In the first quarter of this year, the Black Sea container market – Russia, Ukraine, Bulgaria, Romania and Georgia – amounted to 587,000 teu, a figure that includes handling empty containers but not transhipment activity.
Laden containers made up 426,000 teu of that, with an import/export ratio of 52:48, in percentage terms.
Volumes in the first quarter of 2016 were 3% down on the same period in 2015, a drop primarily driven by a steep decline at Georgia’s ports, which were down nearly 37% year-on-year, and offset the 5% and 6% increases in seen in Ukrainian and Russian ports respectively.
The period saw MSC and Maersk switch first and second positions, with MSC’s market share declining 1.5% and Maersk’s increasing 1.%.
Together, the world’s two largest carriers held a combined market share of 45%, despite the fact that the revised 2M Asia-Mediterranean network no longer features direct deepsea calls from Asia, with all Black Sea boxes transhipped at the Istanbul port of Ambarli.
The lessening importance of direct services out of Asia is further demonstrated by the fact that it was Arkas that gained most market share year-on-year. Arkas, which saw its market share grow from 7.4% to 10%, has only a network of feeder services across the Black Sea out of its hubs in Istanbul.

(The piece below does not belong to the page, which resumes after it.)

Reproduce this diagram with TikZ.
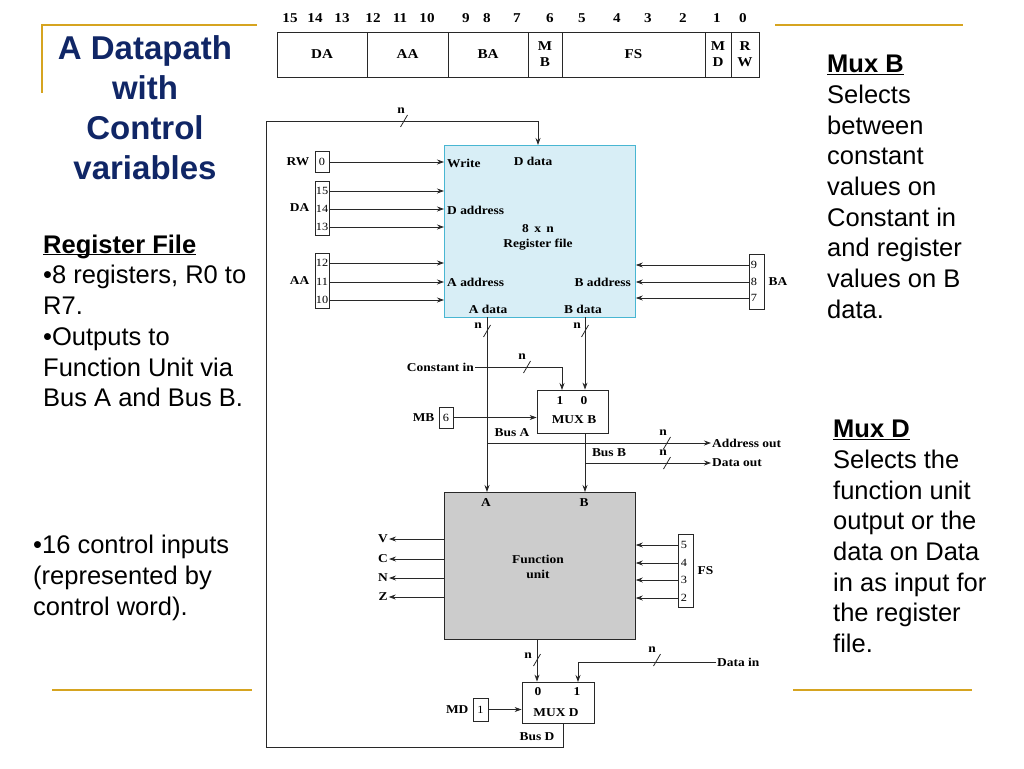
\documentclass[tikz,border=0pt]{standalone}
\usepackage{fontspec}
\setmainfont{Liberation Serif}
\setsansfont{Liberation Sans}
\newfontfamily\diagfont[FakeStretch=1.12]{Liberation Serif}
\usepackage{tikz}
\usetikzlibrary{arrows.meta,positioning}
\usepackage{xcolor}

\definecolor{navy}{RGB}{16,38,102}
\definecolor{gold}{RGB}{214,164,32}
\definecolor{rfblue}{RGB}{216,238,246}
\definecolor{rfedge}{RGB}{72,182,210}
\definecolor{fugray}{RGB}{204,204,204}
\definecolor{wiregray}{RGB}{40,40,40}

\tikzset{
  lbl/.style={font=\diagfont\fontsize{12}{13}\selectfont\bfseries, inner sep=1pt},
  bitnum/.style={lbl, font=\diagfont\fontsize{13.5}{14}\selectfont\bfseries},
  num/.style={font=\diagfont\fontsize{11}{12}\selectfont, inner sep=0pt},
  bitbox/.style={draw=wiregray, line width=0.8pt, minimum width=14pt, inner sep=0pt},
  field/.style={draw=wiregray, line width=0.8pt, minimum height=45pt, outer sep=0pt, inner sep=0pt,
    font=\diagfont\fontsize{13.5}{16}\selectfont\bfseries, align=center},
  wire/.style={draw=wiregray, line width=0.8pt},
  arr/.style={-{Stealth[length=7pt,width=5pt]}},
  mux/.style={draw=wiregray, line width=0.8pt, fill=white},
  note/.style={font=\sffamily\fontsize{25.5}{30.7}\selectfont, align=left, anchor=north west, inner sep=0pt},
  goldline/.style={draw=gold, line width=2pt}
}

\begin{document}
\begin{tikzpicture}[x=1pt, y=-1pt]
\useasboundingbox (0,0) rectangle (1024,768);

% slide text
\draw[goldline] (257,25) -- (42,25) -- (42,93);
\draw[goldline] (775,25) -- (963,25);
\draw[goldline] (52,690) -- (252,690);
\draw[goldline] (793,690) -- (972,690);
\node[font=\sffamily\bfseries\fontsize{33}{40}\selectfont, text=navy, align=center, anchor=north, inner sep=0pt] (title) at (145,35) {A Datapath\\with\\Control\\variables};
\node[note] (regnote) at (43,253) {\textbf{\underline{\smash{Register File}}}\\\textbullet 8 registers, R0 to\\R7.\\\textbullet Outputs to\\Function Unit via\\Bus A and Bus B.};
\node[note] (ctrlnote) at (33,535) {\textbullet 16 control inputs\\(represented by\\control word).};
\node[note] (muxbnote) at (827,55) {\textbf{\underline{Mux B}}\\Selects\\between\\constant\\values on\\Constant in\\and register\\values on B\\data.};
\node[note] (muxdnote) at (833,420) {\textbf{\underline{Mux D}}\\Selects the\\function unit\\output or the\\data on Data\\in as input for\\the register\\file.};

% control word
\node[field, minimum width=90pt, anchor=north west] (cwda) at (277,32) {DA};
\node[field, minimum width=81pt, right=0pt of cwda] (cwaa) {AA};
\node[field, minimum width=80pt, right=0pt of cwaa] (cwba) {BA};
\node[field, minimum width=34pt, right=0pt of cwba] (cwmb) {M\\B};
\node[field, minimum width=143pt, right=0pt of cwmb] (cwfs) {FS};
\node[field, minimum width=26pt, right=0pt of cwfs] (cwmd) {M\\D};
\node[field, minimum width=28pt, right=0pt of cwmd] (cwrw) {R\\W};
\node[bitnum] (b15) at (290,18) {15};
\node[bitnum] (b14) at (315,18) {14};
\node[bitnum] (b13) at (342,18) {13};
\node[bitnum] (b12) at (373,18) {12};
\node[bitnum] (b11) at (400,18) {11};
\node[bitnum] (b10) at (427,18) {10};
\node[bitnum] (b9) at (466,18) {9};
\node[bitnum] (b8) at (487,18) {8};
\node[bitnum] (b7) at (517,18) {7};
\node[bitnum] (b6) at (550,18) {6};
\node[bitnum] (b5) at (582,18) {5};
\node[bitnum] (b4) at (617,18) {4};
\node[bitnum] (b3) at (648,18) {3};
\node[bitnum] (b2) at (683,18) {2};
\node[bitnum] (b1) at (717,18) {1};
\node[bitnum] (b0) at (743,18) {0};

% register file
\node[draw=rfedge, fill=rfblue, line width=0.8pt, minimum width=191pt, minimum height=172pt, anchor=north west] (rf) at (444,145) {};
\node[lbl, anchor=west] (rfwrite) at (446,163) {Write};
\node[lbl] (rfddata) at (533,161) {D data};
\node[lbl, anchor=west] (rfdaddr) at (446,210) {D address};
\node[lbl] (rfsize) at (538,229) {8\, x\, n};
\node[lbl] (rfname) at (538,245) {Register file};
\node[lbl, anchor=west] (rfaaddr) at (446,282) {A address};
\node[lbl, anchor=east] (rfbaddr) at (632,282) {B address};
\node[lbl] (rfadata) at (488,309) {A data};
\node[lbl] (rfbdata) at (583,309) {B data};

% register file inputs
\node[bitbox, num, minimum height=21pt] (rwbox) at (322,162) {0};
\node[lbl, left=4pt of rwbox] (rwlbl) {RW};
\draw[wire, arr] (rwbox.east) -- (rwbox.east -| rf.west);
\node[bitbox, minimum height=54pt] (dabox) at (322,208) {};
\node[num] (da15) at (322,191) {15};
\node[num] (da14) at (322,209) {14};
\node[num] (da13) at (322,227) {13};
\node[lbl, left=4pt of dabox] (dalbl) {DA};
\draw[wire, arr] (da15 -| dabox.east) -- (da15 -| rf.west);
\draw[wire, arr] (da14 -| dabox.east) -- (da14 -| rf.west);
\draw[wire, arr] (da13 -| dabox.east) -- (da13 -| rf.west);
\node[bitbox, minimum height=55pt] (aabox) at (322,281) {};
\node[num] (aa12) at (322,263) {12};
\node[num] (aa11) at (322,282) {11};
\node[num] (aa10) at (322,300) {10};
\node[lbl, left=4pt of aabox] (aalbl) {AA};
\draw[wire, arr] (aa12 -| aabox.east) -- (aa12 -| rf.west);
\draw[wire, arr] (aa11 -| aabox.east) -- (aa11 -| rf.west);
\draw[wire, arr] (aa10 -| aabox.east) -- (aa10 -| rf.west);
\node[bitbox, minimum width=15pt, minimum height=55pt] (babox) at (756.5,281.5) {};
\node[num] (ba9) at (754,265) {9};
\node[num] (ba8) at (754,282) {8};
\node[num] (ba7) at (754,298) {7};
\node[lbl, right=3pt of babox] (balbl) {BA};
\draw[wire, arr] (ba9 -| babox.west) -- (ba9 -| rf.east);
\draw[wire, arr] (ba8 -| babox.west) -- (ba8 -| rf.east);
\draw[wire, arr] (ba7 -| babox.west) -- (ba7 -| rf.east);

% mux B and buses
\node[mux, minimum width=71pt, minimum height=43pt] (muxb) at (572.5,411.5) {};
\node[lbl] (muxb1) at (560,401) {1};
\node[lbl] (muxb0) at (584,401) {0};
\node[lbl] (muxbname) at (574,420) {MUX B};
\coordinate (abus) at (487,317);
\coordinate (bbus) at (585,317);
\coordinate (muxbin) at (562,390);
\coordinate (busa) at (487,443);
\coordinate (busb) at (585,463);
\node[lbl, anchor=east] (constin) at (475,367) {Constant in};
\draw[wire, arr] (constin.east) -| (muxbin);
\draw[wire, arr] (bbus) -- (bbus |- muxb.north);
\node[bitbox, num, minimum height=21pt] (mbbox) at (446,417.5) {6};
\node[lbl, left=3pt of mbbox] (mblbl) {MB};
\draw[wire, arr] (mbbox.east) -- (mbbox.east -| muxb.west);
\node[lbl, anchor=west] (addrout) at (711,443) {Address out};
\node[lbl, anchor=west] (dataout) at (711,463) {Data out};
\draw[wire, arr] (busa) -- (addrout.west);
\draw[wire, arr] (busb) -- (dataout.west);
\node[lbl] (busalbl) at (512,433) {Bus A};
\node[lbl] (busblbl) at (609,453) {Bus B};

% function unit
\node[draw=wiregray, fill=fugray, line width=0.8pt, minimum width=191pt, minimum height=147pt, anchor=north west] (fu) at (444,492) {};
\draw[wire, arr] (abus) -- (abus |- fu.north);
\draw[wire, arr] (bbus |- muxb.south) -- (bbus |- fu.north);
\node[lbl] (fua) at (486,503) {A};
\node[lbl] (fub) at (584,503) {B};
\node[lbl, align=center, font=\diagfont\fontsize{12}{15.5}\selectfont\bfseries] (funame) at (538,567) {Function\\unit};
\node[lbl] (flagv) at (383,539) {V};
\node[lbl] (flagc) at (383,559) {C};
\node[lbl] (flagn) at (383,578) {N};
\node[lbl] (flagz) at (383,597) {Z};
\draw[wire, arr] (flagv -| fu.west) -- (flagv.east);
\draw[wire, arr] (flagc -| fu.west) -- (flagc.east);
\draw[wire, arr] (flagn -| fu.west) -- (flagn.east);
\draw[wire, arr] (flagz -| fu.west) -- (flagz.east);
\node[bitbox, minimum width=15pt, minimum height=73pt] (fsbox) at (685.5,570.5) {};
\node[num] (fs5) at (684,545) {5};
\node[num] (fs4) at (684,563) {4};
\node[num] (fs3) at (684,580) {3};
\node[num] (fs2) at (684,598) {2};
\node[lbl, right=3pt of fsbox] (fslbl) {FS};
\draw[wire, arr] (fs5 -| fsbox.west) -- (fs5 -| fu.east);
\draw[wire, arr] (fs4 -| fsbox.west) -- (fs4 -| fu.east);
\draw[wire, arr] (fs3 -| fsbox.west) -- (fs3 -| fu.east);
\draw[wire, arr] (fs2 -| fsbox.west) -- (fs2 -| fu.east);

% mux D and bus D
\node[mux, minimum width=72pt, minimum height=41pt] (muxd) at (558,702.5) {};
\node[lbl] (muxd0) at (538,692) {0};
\node[lbl] (muxd1) at (577,692) {1};
\node[lbl] (muxdname) at (556,713) {MUX D};
\coordinate (fuout) at (537,639);
\coordinate (muxdin) at (578,682);
\draw[wire, arr] (fuout) -- (fuout |- muxd.north);
\node[lbl, anchor=west] (datain) at (716,662) {Data in};
\draw[wire, arr] (datain.west) -| (muxdin);
\node[bitbox, num, minimum width=15pt, minimum height=23pt] (mdbox) at (480.5,709.5) {1};
\node[lbl, left=3pt of mdbox] (mdlbl) {MD};
\draw[wire, arr] (mdbox.east) -- (mdbox.east -| muxd.west);
\coordinate (busd) at (563,723);
\coordinate (loopbl) at (266,747);
\coordinate (looptop) at (538,121);
\draw[wire, arr] (busd) |- (loopbl) |- (looptop) -- (looptop |- rf.north);
\node[lbl] (busdlbl) at (537,737) {Bus D};

% bus widths
\draw[wire] (404,121) ++(-3.5,6) -- ++(7,-12);
\node[lbl] (nloop) at (401,111) {n};
\draw[wire] (487,331) ++(-3.5,6) -- ++(7,-12);
\node[lbl] (nabus) at (478,326) {n};
\draw[wire] (585,331) ++(-3.5,6) -- ++(7,-12);
\node[lbl] (nbbus) at (577,326) {n};
\draw[wire] (527,367) ++(-3.5,6) -- ++(7,-12);
\node[lbl] (nconst) at (522,357) {n};
\draw[wire] (667,443) ++(-3.5,6) -- ++(7,-12);
\node[lbl] (naddr) at (663,433) {n};
\draw[wire] (667,463) ++(-3.5,6) -- ++(7,-12);
\node[lbl] (ndata) at (663,453) {n};
\draw[wire] (537,660) ++(-3.5,6) -- ++(7,-12);
\node[lbl] (nfuout) at (528,656) {n};
\draw[wire] (657,660) ++(-3.5,6) -- ++(7,-12);
\node[lbl] (ndatain) at (652,650) {n};

\end{tikzpicture}
\end{document}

Similarly, despite CMA CGM operating the largest vessels in the region – 6,000 teu units deployed on its direct Asia-Black Sea Bosporus service – the French carrier was the second largest loser of market share, after MSC, 12.15% to 11%. And, interestingly, while the 2M partners saw their combined market share decline 0.5%, the O3 Alliance’s combined market share grew 0.3% to 16.8%.
The growth at Arkas made it the fourth-largest carrier in the region, pushing Zim into fifth – the Israeli carrier’s liftings remaining stable – and the positions of both emphasise the strength of niche regional players as some deepsea carriers abandoned the region altogether, according to Informall.
The analyst said: “It has to be mentioned that in 2015 there were some structural changes in the Black Sea container market. For example, Wan Hai and K line temporarily suspended their activity, while CSAV merged with Hapag Lloyd, which is why CSAV volumes significantly decreased.
“At the same time, a new player had entered the Ukrainian container market – Turkon – which is a well-known player on the Mediterranean-North American trade. Entering this market on a slot agreement basis with Admiral Container Line, Turkon tried to find an opportunity to grow business and, after the first quarter in 2016, it has 0.25% share of total laden container volume in the region, and now has a positive trend for further growth,” it added.
In terms of container gateways, DP World’s facility at the Romanian port of Constanza remains the largest terminal in the region, followed by Novorossyisk’s NLE, the HPC Odessa terminal run by the local subsidiary of Hamburg port operator HHLA. APM Terminals’ Poti dropped from second last year to fourth, as volumes plummeted, and Novorossyisk’s NUTEP dropped from third to the fifth place.